Shaun recommended earlier this spring that we should go to Athens to photograph an artist in residence there. At that time we had no plans to go there, but James turned to me and said, "Well, it looks like we've got to go to Greece." And here we are a few months later, packing for a trip with a few extra days in Athens! I sure hope this new artist's schedule accommodates two strangers pointing lights in his face two weekends from now.

Makes you think those "positive thinking" folks might be on to something, right?

Friday, July 11, 2008

On newsstands now!


Last September we photographed Travers at Saratoga, one of the lead up horse races to the Derby. We'd never been to a horse race before--our first time out there, having press passes that got you right up along the rails was pretty awesome. This is the jockey that won the Kentucky Derby last year! We had a lot of comments from the regular horserace photogs with their big rigs, but by the end of the day we had made some brothers-in-arms (it was hot!!) earned a little R-E-S-P-E-C-T and we certainly learned a few things. I can still hear the thundering and smell the horses when I look at these pictures again.



Check "A Day at the Races" out in the August issue of Everyday with Rachel Ray or on our tearsheets page. Thanks to Gina, Rachel, and the ladies in the photo department for a great assignment.

Thursday, July 10, 2008

Families and Photography



Both of us have had the opportunity this month to shoot in front of our families, James with his dad in Kansas, and the both of us in Monroe, Louisiana at a slew of family events: birthdays, a baptism, and a wedding.

I'm not the only shooter in my family: my stepfather Tim (that's him with my mom) gave me my first camera, a Pentax K-1000, and took the time to show me how to shoot, develop, and print in the darkroom he maintained in the hall closet. My cousin Sarah shoots for the Army. A friend of the family, Mey-ling is just starting her love affair with the camera. Our Mamiya always draws a crowd of admirers, though not as big a crowd as my baby niece Emma.

In both of our families, we are the only professional artists. But we are not the only ones to run our own business, or even run our own businesses as a couple (my parents taught me all about that too), or take risks on earning a living doing what you want to do with your days. Our family's collective resumes are testament to at least trying to define work as play (i.e.: fly-fishing store, scuba-diving shop, restaurants on St. John and at a ranch in Arizona, the boomerang man, and at least 4 employees of the girl scouts). Right now, among my cousins, there's a few band members making their first cd, a pilot giving lessons, and quite a few dreams in drawers waiting for the right moment and real estate. We've come a long way from the pioneers in South Dakota my grandmother grew up with but we're keeping alive their penchant for big moves.

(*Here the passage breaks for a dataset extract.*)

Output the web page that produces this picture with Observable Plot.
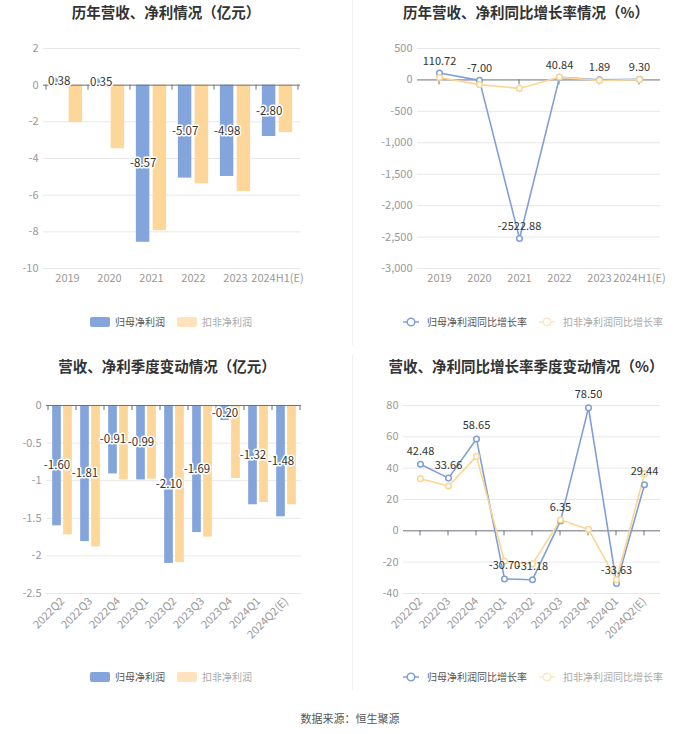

So there were a number of around the table conversations about what we do for a living, how we survive in New York, how it "works."

"Do they really just email you a shootlist like on Charlie's Angels?"
"Can you pitch a story on _____?
"You still use film?"
"Are you going to give up teaching?"
"Does the magazine pay your expenses?"
"How do you get jobs?"
"Does this mean you can never leave New York?"
"How will you have children?"
"Don't you ever wish you could write the stories too?"
"How much does it pay?"
"Can you shoot X's wedding?"

I wish I could say I have answers for all of these questions. Some of them, we do have pat answers for. Yes, it is like Charlie's Angels, yes, we use film, but do digital too when we need to, I'm taking a year off teaching, but I love it and will definitely return to the classroom when the time is right. We only shoot for the weddings we love.

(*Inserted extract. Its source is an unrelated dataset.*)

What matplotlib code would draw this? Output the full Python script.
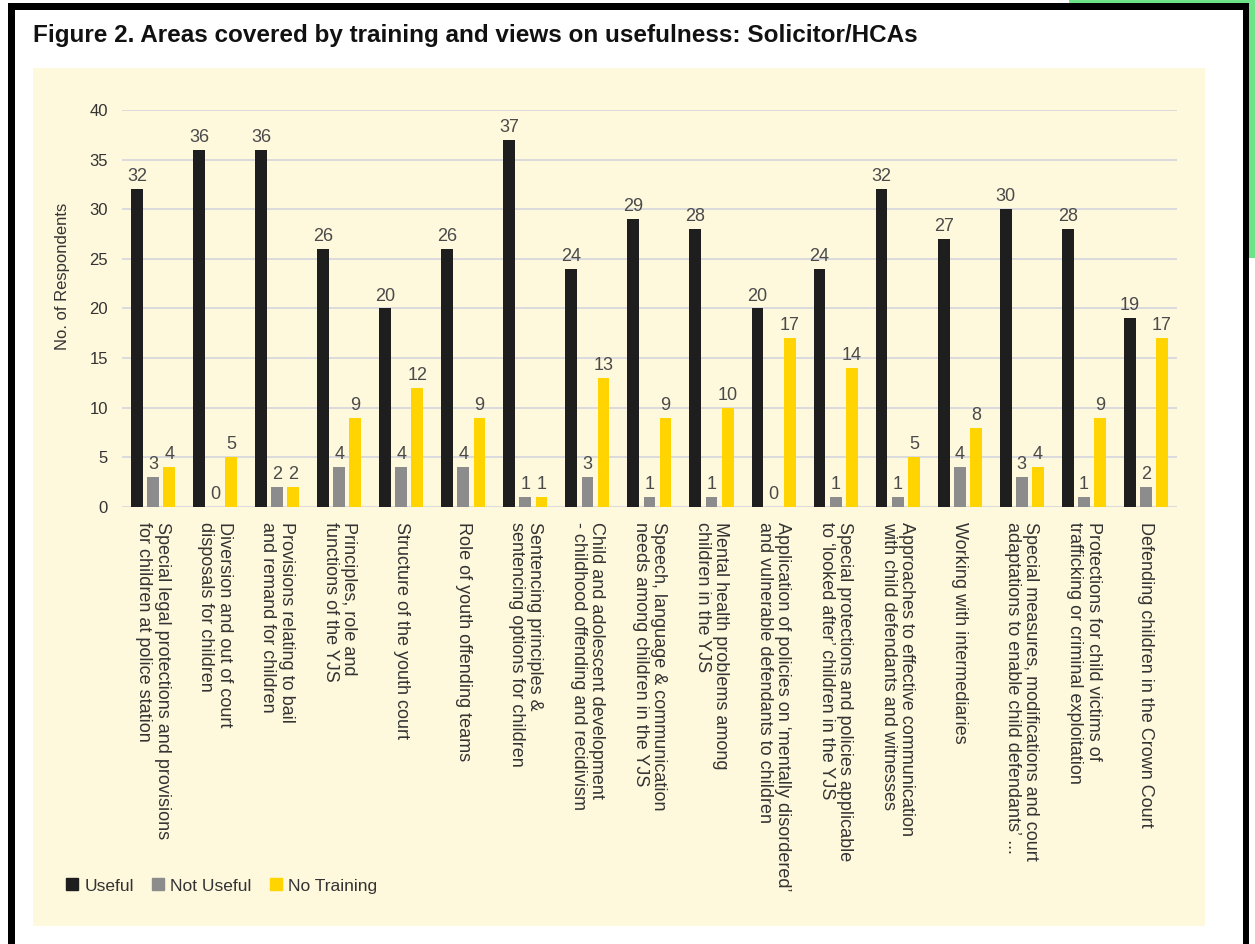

The questions I don't have a ready answer for really get me thinking and talking over the iced tea. Creative careers, parenthood, technology, the economy: these don't seem to have road maps. Every time I visit my grandmother (who turned 80 this weekend!) pats me on the hand and reminds me that what we're doing with our lives always turns out to be the right thing to be doing.

So thanks for all your advice. I'm forever all ears!

Monday, July 7, 2008

In NYC one week

We've had a wonderful time here in Louisiana, but it's time to come home and pack for Croatia. So we're flying back to Brooklyn tomorrow, and we want to see everyone before we head out!